Part of the reason I love this next one so much is Warren Ellis, the violinist. His hypnotic minimalism is so perfect in this song, and what an experience, to watch him perform! Paganinni gone mad. What a tour de force! And the song itself tells a story and issues a warning after it meanders through an unhappy, confusing day in the life: "Be mindful of the prayers you send. Pray hard, but do pray with care, for the tears you are weeping now are just your answered prayers. The ladders of life we scale merrily move mysteriously around, so when you think you're climbing up, man, in fact you're climbing down."
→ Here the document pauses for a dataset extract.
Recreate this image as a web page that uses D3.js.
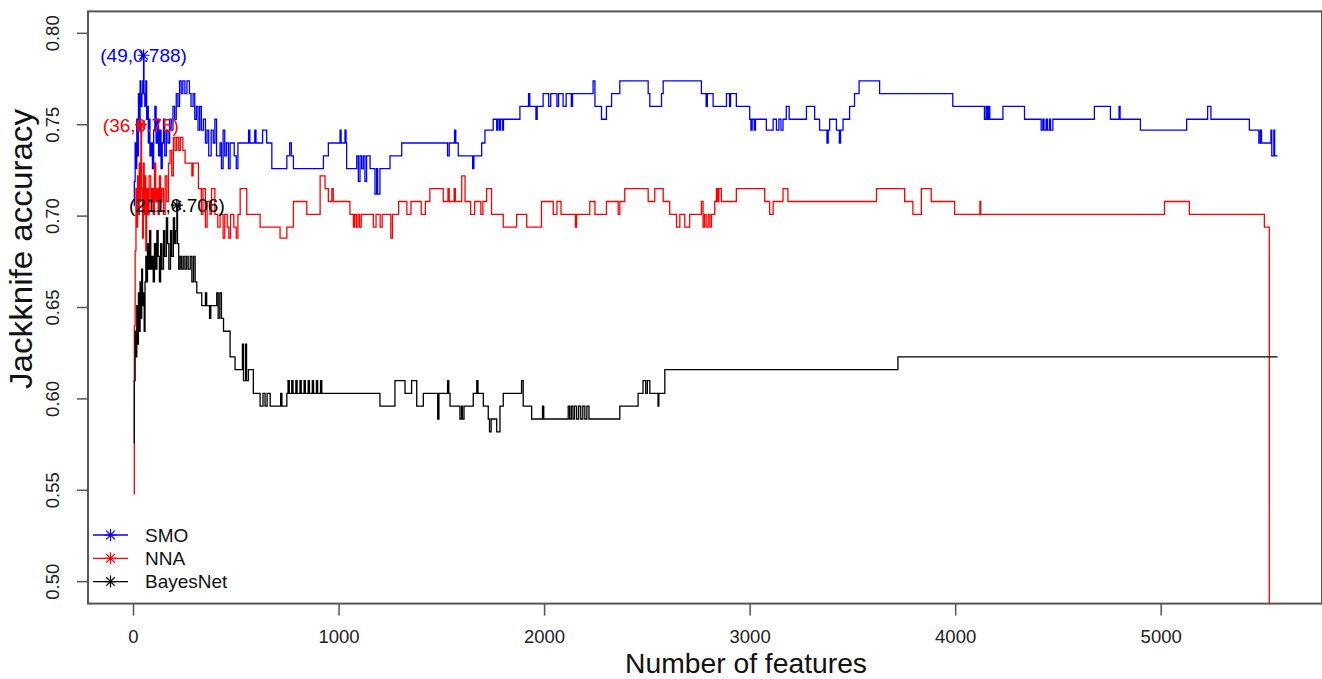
<!DOCTYPE html>
<html>
<head>
<meta charset="utf-8">
<script src="https://cdn.jsdelivr.net/npm/d3@7"></script>
<style>
  body { margin: 0; background: #fff; }
  svg { font-family: "Liberation Sans", Arial, sans-serif; }
</style>
</head>
<body>
<svg id="chart" width="1322" height="679"></svg>
<script>
// step change points: [number of features, jackknife accuracy]
const smo_steps = [
  [1,0.706],[4,0.719],[8,0.740],[12,0.726],[16,0.753],[20,0.733],[24,0.767],[28,0.747],[32,0.774],[36,0.760],
  [41,0.767],[45,0.774],[49,0.788],[51,0.767],[55,0.760],[60,0.774],[64,0.753],[68,0.760],[72,0.740],[76,0.753],
  [80,0.733],[86,0.740],[92,0.726],[98,0.747],[104,0.760],[110,0.740],[116,0.753],[122,0.733],[128,0.747],[134,0.726],
  [140,0.740],[146,0.753],[152,0.733],[160,0.747],[168,0.740],[176,0.753],[184,0.747],[192,0.760],[200,0.753],[208,0.767],
  [216,0.760],[224,0.774],[232,0.767],[240,0.774],[250,0.767],[260,0.774],[272,0.767],[280,0.760],[290,0.767],[298,0.753],
  [306,0.760],[314,0.747],[322,0.760],[330,0.747],[340,0.753],[350,0.740],[358,0.747],[366,0.733],[378,0.747],[388,0.740],
  [396,0.753],[404,0.733],[421,0.740],[428,0.726],[436,0.747],[444,0.733],[452,0.740],[462,0.726],[470,0.740],[490,0.733],
  [500,0.726],[508,0.740],[560,0.747],[566,0.740],[590,0.747],[596,0.740],[628,0.747],[648,0.740],[673,0.726],[746,0.733],
  [760,0.740],[768,0.733],[778,0.726],[924,0.733],[948,0.740],[1005,0.747],[1010,0.740],[1029,0.747],[1034,0.740],[1037,0.726],
  [1086,0.733],[1094,0.719],[1102,0.733],[1110,0.726],[1118,0.733],[1126,0.719],[1134,0.733],[1151,0.726],[1175,0.712],[1183,0.726],
  [1188,0.712],[1199,0.726],[1248,0.733],[1305,0.740],[1528,0.733],[1536,0.740],[1562,0.747],[1568,0.740],[1580,0.733],[1650,0.726],
  [1656,0.733],[1694,0.740],[1710,0.747],[1750,0.753],[1767,0.747],[1772,0.753],[1780,0.747],[1786,0.753],[1796,0.747],[1800,0.753],
  [1880,0.760],[1922,0.767],[1928,0.760],[1958,0.753],[1964,0.760],[1993,0.767],[2020,0.760],[2030,0.767],[2060,0.760],[2068,0.767],
  [2090,0.760],[2105,0.767],[2130,0.760],[2136,0.767],[2236,0.774],[2245,0.760],[2277,0.753],[2301,0.760],[2326,0.767],[2366,0.774],
  [2504,0.767],[2512,0.760],[2569,0.767],[2577,0.774],[2763,0.767],[2786,0.760],[2792,0.767],[2820,0.760],[2885,0.767],[2900,0.760],
  [2905,0.767],[2933,0.760],[2998,0.753],[3004,0.747],[3010,0.753],[3020,0.747],[3026,0.753],[3079,0.747],[3112,0.753],[3128,0.747],
  [3140,0.753],[3150,0.747],[3160,0.753],[3176,0.760],[3190,0.753],[3274,0.760],[3314,0.753],[3338,0.747],[3374,0.740],[3380,0.747],
  [3387,0.753],[3420,0.747],[3434,0.740],[3440,0.747],[3452,0.753],[3484,0.760],[3508,0.767],[3530,0.774],[3630,0.767],[3986,0.760],
  [4140,0.753],[4148,0.760],[4154,0.753],[4160,0.760],[4166,0.753],[4230,0.760],[4335,0.753],[4416,0.747],[4424,0.753],[4430,0.747],
  [4440,0.753],[4446,0.747],[4456,0.753],[4462,0.747],[4473,0.753],[4675,0.760],[4753,0.753],[4795,0.760],[4800,0.753],[4899,0.747],
  [5124,0.753],[5226,0.760],[5242,0.753],[5429,0.747],[5475,0.740],[5482,0.747],[5488,0.740],[5534,0.747],[5538,0.733],[5548,0.747],
  [5552,0.733],[5566,0.733]
];

const nna_steps = [
  [1,0.548],[4,0.640],[8,0.681],[12,0.715],[16,0.694],[20,0.722],[24,0.701],[28,0.729],[32,0.708],[36,0.750],
  [39,0.715],[44,0.688],[48,0.729],[52,0.701],[56,0.722],[60,0.681],[64,0.715],[70,0.701],[76,0.722],[84,0.708],
  [90,0.715],[96,0.701],[102,0.729],[108,0.708],[114,0.715],[120,0.701],[126,0.722],[132,0.708],[138,0.715],[146,0.701],
  [154,0.722],[162,0.708],[170,0.729],[178,0.736],[186,0.722],[194,0.743],[202,0.736],[210,0.743],[220,0.736],[228,0.743],
  [240,0.736],[251,0.729],[284,0.722],[290,0.729],[316,0.715],[330,0.701],[338,0.715],[350,0.694],[358,0.708],[372,0.701],
  [380,0.715],[396,0.701],[410,0.694],[421,0.701],[436,0.688],[444,0.701],[456,0.694],[464,0.688],[472,0.701],[488,0.694],
  [500,0.688],[508,0.701],[519,0.715],[551,0.701],[616,0.694],[713,0.688],[746,0.694],[778,0.708],[843,0.701],[908,0.722],
  [932,0.715],[948,0.708],[965,0.715],[972,0.708],[1053,0.701],[1070,0.694],[1076,0.701],[1084,0.694],[1092,0.701],[1100,0.694],
  [1108,0.701],[1167,0.694],[1180,0.701],[1200,0.694],[1210,0.701],[1252,0.688],[1260,0.701],[1290,0.708],[1330,0.701],[1350,0.708],
  [1400,0.701],[1420,0.708],[1442,0.715],[1507,0.708],[1530,0.715],[1536,0.708],[1560,0.715],[1566,0.708],[1597,0.722],[1613,0.708],
  [1640,0.701],[1660,0.708],[1690,0.701],[1700,0.708],[1718,0.715],[1742,0.701],[1799,0.694],[1864,0.701],[1913,0.694],[1985,0.708],
  [2042,0.701],[2060,0.708],[2080,0.701],[2150,0.694],[2156,0.701],[2220,0.708],[2245,0.701],[2301,0.708],[2358,0.701],[2366,0.708],
  [2390,0.715],[2504,0.708],[2536,0.715],[2577,0.708],[2609,0.701],[2642,0.694],[2658,0.701],[2682,0.694],[2706,0.701],[2763,0.708],
  [2771,0.694],[2778,0.701],[2786,0.694],[2796,0.701],[2804,0.694],[2812,0.701],[2828,0.708],[2836,0.715],[2842,0.708],[2848,0.715],
  [2860,0.708],[2933,0.715],[3071,0.708],[3095,0.701],[3112,0.708],[3160,0.715],[3184,0.708],[3615,0.715],[3752,0.708],[3792,0.701],
  [3833,0.715],[3881,0.708],[3995,0.701],[4118,0.708],[4122,0.701],[5016,0.708],[5137,0.701],[5502,0.694],[5526,0.400],[5566,0.400]
];

const bayes_steps = [
  [1,0.576],[4,0.610],[8,0.637],[12,0.623],[16,0.651],[20,0.630],[24,0.658],[28,0.637],[32,0.664],[36,0.644],
  [40,0.671],[44,0.651],[48,0.658],[52,0.637],[56,0.664],[60,0.678],[64,0.664],[68,0.685],[72,0.671],[78,0.692],
  [84,0.671],[90,0.678],[96,0.664],[102,0.685],[108,0.671],[114,0.692],[120,0.678],[126,0.664],[132,0.685],[138,0.671],
  [146,0.692],[152,0.678],[160,0.699],[166,0.685],[172,0.671],[180,0.692],[186,0.678],[194,0.699],[200,0.685],[206,0.692],
  [211,0.706],[214,0.685],[220,0.671],[227,0.678],[234,0.671],[242,0.678],[250,0.671],[258,0.678],[266,0.671],[276,0.678],
  [284,0.664],[292,0.678],[300,0.664],[308,0.658],[332,0.651],[350,0.658],[356,0.651],[370,0.644],[376,0.651],[405,0.658],
  [412,0.644],[420,0.658],[428,0.644],[438,0.637],[470,0.623],[494,0.616],[530,0.630],[535,0.610],[545,0.630],[550,0.610],
  [559,0.616],[583,0.603],[616,0.596],[630,0.603],[640,0.596],[650,0.603],[665,0.596],[716,0.603],[722,0.596],[746,0.603],
  [752,0.610],[758,0.603],[770,0.610],[776,0.603],[790,0.610],[796,0.603],[810,0.610],[816,0.603],[830,0.610],[836,0.603],
  [850,0.610],[856,0.603],[870,0.610],[876,0.603],[890,0.610],[896,0.603],[910,0.610],[916,0.603],[1199,0.596],[1272,0.610],
  [1321,0.603],[1353,0.610],[1378,0.596],[1410,0.603],[1480,0.589],[1486,0.603],[1528,0.610],[1534,0.603],[1540,0.596],[1588,0.589],
  [1596,0.596],[1600,0.589],[1608,0.596],[1653,0.603],[1670,0.610],[1676,0.603],[1702,0.596],[1726,0.589],[1732,0.582],[1740,0.589],
  [1767,0.582],[1783,0.596],[1799,0.603],[1888,0.610],[1896,0.596],[1937,0.589],[1990,0.596],[1996,0.589],[2115,0.596],[2122,0.589],
  [2130,0.596],[2138,0.589],[2146,0.596],[2156,0.589],[2166,0.596],[2176,0.589],[2186,0.596],[2196,0.589],[2206,0.596],[2216,0.589],
  [2366,0.596],[2455,0.603],[2479,0.610],[2492,0.603],[2500,0.610],[2512,0.603],[2552,0.596],[2556,0.603],[2585,0.616],[3719,0.623],
  [5566,0.623]
];

const series_names = ["SMO", "NNA", "BayesNet"];
const series_colors = ["#0000ff", "#ff0000", "#000000"];
const best_points = [[49, 0.788], [36, 0.75], [211, 0.706]];
const best_labels = ["(49,0.788)", "(36,0.75)", "(211,0.706)"];
const x_ticks = [0, 1000, 2000, 3000, 4000, 5000];
const y_ticks = [0.50, 0.55, 0.60, 0.65, 0.70, 0.75, 0.80];
const x_data_range = [1, 5560];
const y_limits = [0.5, 0.8];

function pad_range(r) {
  const p = (r[1] - r[0]) * 0.04;
  return [r[0] - p, r[1] + p];
}

function star_path(cx, cy, r) {
  const d = r * 0.72;
  return `M${cx - r},${cy}H${cx + r}M${cx},${cy - r}V${cy + r}` +
    `M${cx - d},${cy - d}L${cx + d},${cy + d}M${cx - d},${cy + d}L${cx + d},${cy - d}`;
}

function visualize() {
  const left = 88, top = 11.4, right = 1322, bottom = 603.6;
  const svg = d3.select("#chart");

  const x = d3.scaleLinear().domain(pad_range(x_data_range)).range([left, right]);
  const y = d3.scaleLinear().domain(pad_range(y_limits)).range([bottom, top]);

  svg.append("clipPath").attr("id", "plot-clip")
    .append("rect")
    .attr("x", left).attr("y", top)
    .attr("width", right - left).attr("height", bottom - top);

  const line_gen = d3.line()
    .x(d => x(d[0]))
    .y(d => y(d[1]))
    .curve(d3.curveStepAfter);

  const all_series = [smo_steps, nna_steps, bayes_steps];
  svg.append("g")
    .attr("clip-path", "url(#plot-clip)")
    .selectAll("path")
    .data(all_series).enter()
    .append("path")
    .attr("d", line_gen)
    .attr("fill", "none")
    .attr("stroke", (d, i) => series_colors[i])
    .attr("stroke-width", 1.3);

  // best points with labels
  const best = svg.append("g");
  best.selectAll("path")
    .data(best_points).enter()
    .append("path")
    .attr("d", d => star_path(x(d[0]), y(d[1]), 6))
    .attr("stroke", (d, i) => series_colors[i])
    .attr("stroke-width", 1.2)
    .attr("fill", "none");
  best.selectAll("text")
    .data(best_points).enter()
    .append("text")
    .attr("x", d => x(d[0]))
    .attr("y", d => y(d[1]))
    .attr("dy", "0.36em")
    .attr("text-anchor", "middle")
    .attr("font-size", 19)
    .attr("fill", (d, i) => series_colors[i])
    .text((d, i) => best_labels[i]);

  // frame and axes
  svg.append("rect")
    .attr("x", left).attr("y", top)
    .attr("width", right - left).attr("height", bottom - top)
    .attr("fill", "none")
    .attr("stroke", "#555")
    .attr("stroke-width", 2);

  const x_axis = svg.append("g");
  x_axis.selectAll("line")
    .data(x_ticks).enter()
    .append("line")
    .attr("x1", d => x(d)).attr("x2", d => x(d))
    .attr("y1", bottom).attr("y2", bottom + 12)
    .attr("stroke", "#555")
    .attr("stroke-width", 1.5);
  x_axis.selectAll("text")
    .data(x_ticks).enter()
    .append("text")
    .attr("x", d => x(d))
    .attr("y", 643)
    .attr("text-anchor", "middle")
    .attr("font-size", 18.5)
    .attr("fill", "#222")
    .text(d => d);

  const y_axis = svg.append("g");
  y_axis.selectAll("line")
    .data(y_ticks).enter()
    .append("line")
    .attr("x1", left - 11).attr("x2", left)
    .attr("y1", d => y(d)).attr("y2", d => y(d))
    .attr("stroke", "#555")
    .attr("stroke-width", 1.5);
  y_axis.selectAll("text")
    .data(y_ticks).enter()
    .append("text")
    .attr("transform", d => `translate(59,${y(d)}) rotate(-90)`)
    .attr("text-anchor", "middle")
    .attr("font-size", 18.5)
    .attr("fill", "#222")
    .text(d => d3.format(".2f")(d));

  svg.append("text")
    .attr("x", 746).attr("y", 673)
    .attr("text-anchor", "middle")
    .attr("font-size", 28)
    .attr("textLength", 242)
    .attr("lengthAdjust", "spacingAndGlyphs")
    .attr("fill", "#111")
    .text("Number of features");

  svg.append("text")
    .attr("transform", "translate(32,249) rotate(-90)")
    .attr("text-anchor", "middle")
    .attr("font-size", 31)
    .attr("textLength", 280)
    .attr("lengthAdjust", "spacingAndGlyphs")
    .attr("fill", "#111")
    .text("Jackknife accuracy");

  // legend
  const legend = svg.append("g")
    .selectAll("g")
    .data(series_names).enter()
    .append("g")
    .attr("transform", (d, i) => `translate(0,${535 + i * 23.3})`);
  legend.append("line")
    .attr("x1", 93).attr("x2", 128)
    .attr("stroke", (d, i) => series_colors[i])
    .attr("stroke-width", 1.3);
  legend.append("path")
    .attr("d", star_path(110.5, 0, 6))
    .attr("stroke", (d, i) => series_colors[i])
    .attr("stroke-width", 1.2)
    .attr("fill", "none");
  legend.append("text")
    .attr("x", 145)
    .attr("dy", "0.36em")
    .attr("font-size", 19)
    .attr("fill", "#111")
    .text(d => d);
}

visualize();
</script>
</body>
</html>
And yes, Cave is so carried away in the intensity of the performance, he does indeed trip over a monitor speaker and the mic stand and nearly falls. But he carries on without a hitch, and if you heard this strictly as an audio, with no visual, you would never know what happened at 4:40.
Then, after the fierce violence of the preceding numbers, there are moments like this: "Sad Waters." The first time I heard an acoustic version of this, I wept. The studio version does not capture the same feeling at all, and in fact it's barely recognizable as the same song. This version is the quintessential one, and wild Mr. Ellis nicely displays his sensitive side as well, with one of the sweetest-sounding motifs I've ever had the pleasure to hear.
Next is "Brompton Oratory," which has got to be one of the best documents ever, of how difficult it is to separate one's spiritual side from one's worldly side. A man divided. Aren't we all like this to some degree? And in this case, even in the moments of receiving the Holy Eucharist. Amazing. So real. And each person kneeling to receive -- what are their thoughts? What are yours? What are mine?

One of the things I love best about Nick Cave is his perpetual questioning of the spiritual. There are no easy answers, and much conflict, and he is brutally honest about it. Not an easy thing to do, and I admire him for it, and strive towards a similar honesty.

I must confess, it still jars me that the man who wrote "Brompton Oratory" could also have written "O'Malley's Bar." But this, too, testifies to the man's honesty, albeit in a rather frightening way.